There have been some fears in the consulting sector that the leveraging of technology could risk the cannibalisation of hourly work. However, Miller regards this more as an opportunity than a problem.

He argued, “If you look at all the reporting from the analyst community, it’s becoming clear that clients want more digital support and what is called 'Reusable Assets'. In other words, they want IP that consultants have used left behind so they can continue to use it. Consultants now have a big opportunity to create continuous revenue streams and client ‘stickiness’ by using digital tools on assignments and then letting clients continue to use their tools. These firms will also sell more hours and generate more opportunities by on-selling and supporting clients' use of the tool.”

Indeed, the benefits seem to have already been judged to outweigh the perceived risks. Roadmap Pro was only launched in early 2018, but Changefirst’s partners are already using it to deliver a variety of major projects. These include usage in a major real estate change for a European media company; in the outsourcing global IT services for a Brazilian manufacturing company; for implementing a new global HR business model for a European chemical company; and for implementing industry changing technologies for both infrastructure and for new ways of working in a major transportation organisation.
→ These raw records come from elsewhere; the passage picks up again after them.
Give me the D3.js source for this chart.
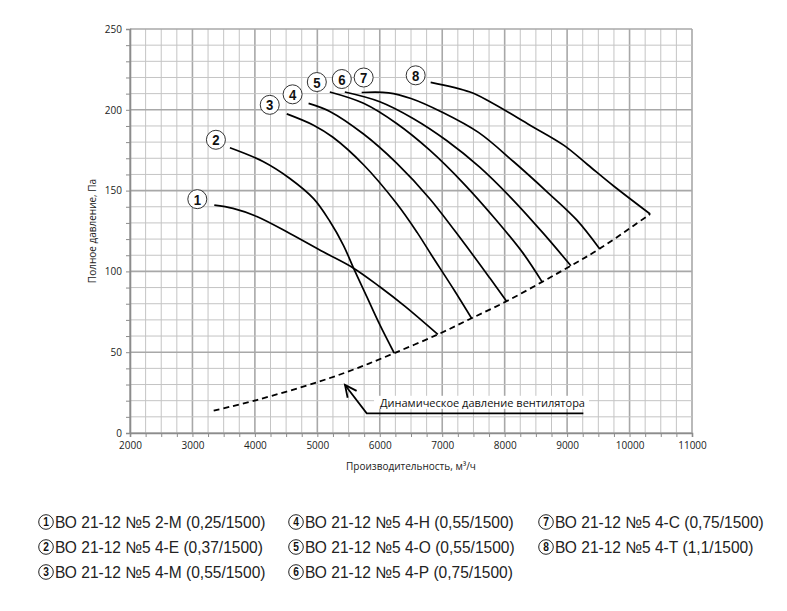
<!DOCTYPE html>
<html><head><meta charset="utf-8">
<script src="https://cdn.jsdelivr.net/npm/d3@7"></script>
<style>body{margin:0;background:#fff}</style>
</head><body>
<svg id="c" width="787" height="611" xmlns="http://www.w3.org/2000/svg"></svg>
<script>
// ---------- data ----------
const xTicks = [2000,3000,4000,5000,6000,7000,8000,9000,10000,11000];
const yTicks = [0,50,100,150,200,250];
const curveNumbers = ["1","2","3","4","5","6","7","8"];
const legendLabels = [
  "ВО 21-12 №5 2-М (0,25/1500)",
  "ВО 21-12 №5 4-Е (0,37/1500)",
  "ВО 21-12 №5 4-М (0,55/1500)",
  "ВО 21-12 №5 4-Н (0,55/1500)",
  "ВО 21-12 №5 4-О (0,55/1500)",
  "ВО 21-12 №5 4-Р (0,75/1500)",
  "ВО 21-12 №5 4-С (0,75/1500)",
  "ВО 21-12 №5 4-Т (1,1/1500)"
];
const xTitle = "Производительность, м³/ч";
const yTitle = "Полное давление, Па";
const dynLabel = "Динамическое давление вентилятора";

const q1 = [3350,3650,4030,4560,5100,5580,6000,6400,6930];
const p1 = [141,139,134,123.5,112,102,90.5,78.5,61];
const q2 = [3600,4130,4560,4940,5200,5420,5580,5790,6000,6230];
const p2 = [176.5,168,157.5,145,131,116,102,84.5,67,49.5];
const q3 = [4510,4940,5250,5740,6270,6600,6830,7190,7470];
const p3 = [197.5,190.5,183,166,142,124,110,88.5,71];
const q4 = [4860,5200,5740,6270,6800,7340,7760,8030];
const p4 = [204,199,185,167,145,118,96,81.5];
const q5 = [5200,5740,6270,6800,7340,7870,8300,8600];
const p5 = [211,204,191.5,175,154.5,131.5,111,93.5];
const q6 = [5440,6000,6540,7070,7600,8140,8620,9060];
const p6 = [211,205,194.5,181,164.5,144,123.5,103.5];
const q7 = [5710,6140,6500,7000,7580,8140,8700,9150,9520];
const p7 = [210.7,210.5,207,198.5,186,168,148.5,132,114];
const q8 = [6815,7445,7765,8406,8950,9330,9740,10330];
const p8 = [217,211,205,190.5,178,166,153,135.5];

const dynQ = [3340,4030,5020,5630,6230,6930,7470,8030,8600,9060,9520,10330];
const dynP = [13.8,20.4,31.7,40,49.4,61,71,81.5,93.5,103.5,114,135.5];

// annotation anchors (data units)
const arrowTip = [5443, 29.7];
const arrowElbow = [5791, 12.2];
const arrowEnd = [9260, 12.2];
const dynTextAt = [6004, 18.6];

// ---------- layout ----------
const svg = d3.select("#c");
const x = d3.scaleLinear().domain([2000, 11000]).range([130, 692]);
const y = d3.scaleLinear().domain([0, 250]).range([433, 29]);
const tickFont = "'Open Sans', 'DejaVu Sans', sans-serif";
const narrowFont = "'Liberation Sans Narrow', 'Liberation Sans', Arial, sans-serif";

// grid
const gx = d3.range(2000, 11001, 250);
const gy = d3.range(0, 251, 10);
const grid = svg.append("g");
grid.selectAll("line.v").data(gx).join("line")
  .attr("x1", d => x(d)).attr("x2", d => x(d))
  .attr("y1", y(0)).attr("y2", y(250))
  .attr("stroke", d => d % 1000 === 0 ? "#a8a8a8" : "#c4c4c4")
  .attr("stroke-width", d => d % 1000 === 0 ? 1.6 : 1);
grid.selectAll("line.h").data(gy).join("line")
  .attr("y1", d => y(d)).attr("y2", d => y(d))
  .attr("x1", x(2000)).attr("x2", x(11000))
  .attr("stroke", d => d % 50 === 0 ? "#a8a8a8" : "#c4c4c4")
  .attr("stroke-width", d => d % 50 === 0 ? 1.6 : 1);

// axes
const xAxis = d3.axisBottom(x).tickValues(gx).tickSize(4)
  .tickFormat(d => xTicks.includes(d) ? String(d) : "");
const yAxis = d3.axisLeft(y).tickValues(gy).tickSize(4)
  .tickFormat(d => yTicks.includes(d) ? String(d) : "");
const gxa = svg.append("g").attr("transform", `translate(0,${y(0)})`).call(xAxis);
const gya = svg.append("g").attr("transform", `translate(${x(2000)},0)`).call(yAxis);
[gxa, gya].forEach(g => {
  g.select(".domain").attr("stroke", "#8c8c8c").attr("stroke-width", 1.6);
  g.selectAll(".tick line").attr("stroke", "#8c8c8c");
  g.selectAll(".tick text").attr("font-family", tickFont).attr("font-size", 10).attr("fill", "#222");
});
gxa.selectAll(".tick text").attr("dy", "0.9em");
gya.selectAll(".tick text").attr("dx", "-1");

// axis titles
svg.append("text").attr("x", (x(2000) + x(11000)) / 2).attr("y", 470)
  .attr("text-anchor", "middle").attr("font-family", tickFont).attr("font-size", 10).attr("fill", "#222")
  .text(xTitle);
svg.append("text").attr("transform", `translate(96,${(y(0) + y(250)) / 2}) rotate(-90)`)
  .attr("text-anchor", "middle").attr("font-family", tickFont).attr("font-size", 10).attr("fill", "#222")
  .text(yTitle);

// dynamic pressure dashed line
const line = d3.line().x(d => x(d[0])).y(d => y(d[1])).curve(d3.curveCatmullRom.alpha(0.5));
svg.append("path").datum(d3.zip(dynQ, dynP)).attr("d", line)
  .attr("fill", "none").attr("stroke", "#000").attr("stroke-width", 1.8)
  .attr("stroke-dasharray", "6,4");

// fan curves
const series = [[q1,p1],[q2,p2],[q3,p3],[q4,p4],[q5,p5],[q6,p6],[q7,p7],[q8,p8]];
svg.append("g").selectAll("path").data(series).join("path")
  .attr("d", s => line(d3.zip(s[0], s[1])))
  .attr("fill", "none").attr("stroke", "#000").attr("stroke-width", 1.7);

// curve labels
const labelOffsets = [[-17,-6],[-14,-8],[-17,-9],[-16,-9],[-13,-10],[-3,-13],[2,-15],[-15,-7]];
const lab = svg.append("g").selectAll("g").data(series).join("g")
  .attr("transform", (s, i) => `translate(${x(s[0][0]) + labelOffsets[i][0]},${y(s[1][0]) + labelOffsets[i][1]})`);
lab.append("circle").attr("r", 9.5).attr("fill", "#fff").attr("stroke", "#333").attr("stroke-width", 1);
lab.append("text").attr("text-anchor", "middle").attr("dy", "0.36em")
  .attr("font-family", narrowFont).attr("font-weight", "bold").attr("font-size", 15.5).attr("fill", "#111")
  .attr("transform", "scale(0.85,1)")
  .text((s, i) => curveNumbers[i]);

// annotation
const tip = [x(arrowTip[0]), y(arrowTip[1])];
const elb = [x(arrowElbow[0]), y(arrowElbow[1])];
const end = [x(arrowEnd[0]), y(arrowEnd[1])];
const annG = svg.append("g");
const bgRect = annG.append("rect").attr("fill", "#fff");
const tx = annG.append("text").attr("x", x(dynTextAt[0])).attr("y", y(dynTextAt[1]))
  .attr("dy", "0.35em").attr("font-family", tickFont).attr("font-size", 11).attr("fill", "#111")
  .text(dynLabel);
const bb = tx.node().getBBox();
bgRect.attr("x", bb.x - 6).attr("y", bb.y + 1).attr("width", bb.width + 10).attr("height", bb.height - 2);
annG.append("path").attr("d", `M${end[0]},${end[1]}L${elb[0]},${elb[1]}L${tip[0]},${tip[1]}`)
  .attr("fill", "none").attr("stroke", "#000").attr("stroke-width", 1.8);
const ang = Math.atan2(elb[1] - tip[1], elb[0] - tip[0]);
const aL = 13, aw = 0.45;
annG.append("path").attr("d",
  `M${tip[0] + aL * Math.cos(ang + aw)},${tip[1] + aL * Math.sin(ang + aw)}L${tip[0]},${tip[1]}L${tip[0] + aL * Math.cos(ang - aw)},${tip[1] + aL * Math.sin(ang - aw)}`)
  .attr("fill", "none").attr("stroke", "#000").attr("stroke-width", 1.8);

// legend
const colX = [46, 296, 546];
const rowY = [522, 547, 572];
const targetW = 209;
const leg = svg.append("g").selectAll("g").data(legendLabels).join("g")
  .attr("transform", (d, i) => `translate(${colX[Math.floor(i / 3)]},${rowY[i % 3]})`);
leg.append("circle").attr("r", 7.3).attr("fill", "#fff").attr("stroke", "#222").attr("stroke-width", 1);
leg.append("text").attr("text-anchor", "middle").attr("dy", "0.36em")
  .attr("font-family", narrowFont).attr("font-weight", "bold").attr("font-size", 12).attr("fill", "#111")
  .attr("transform", "scale(0.85,1)")
  .text((d, i) => curveNumbers[i]);
const lt = leg.append("text").attr("x", 0).attr("dy", "0.36em")
  .attr("font-family", "'Liberation Sans', Arial, sans-serif").attr("font-size", 16.5).attr("fill", "#222")
  .text(d => d);
const refW = lt.filter((d, i) => i === 3).node().getComputedTextLength();
const sx = targetW / refW;
lt.attr("transform", `translate(9,0) scale(${sx},1)`);
</script>
</body></html>
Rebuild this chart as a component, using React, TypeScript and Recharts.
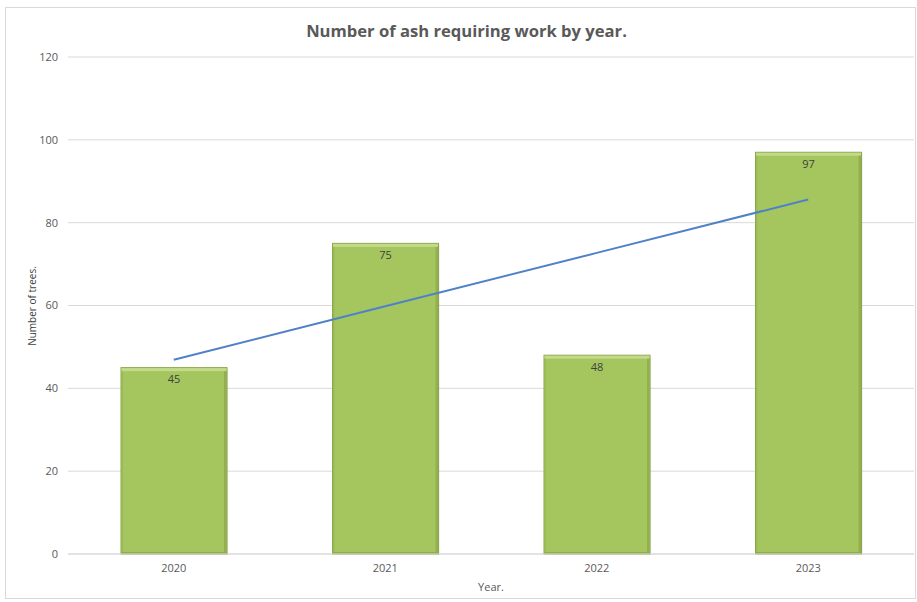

According to Miller, clients have already presented the toolkit with “tremendous” feedback. The interface and the marriage of content and software have drawn particular praise, but Miller concluded that the bigger picture here is that Roadmap Pro can help the firms looking to challenge the Big Four. Indeed, with many firms looking to leverage technology to increase their competitiveness and digital presence, technology like Roadmap Pro is undoubtedly playing a role in seeing such companies win more of the bids against larger organisations around the world.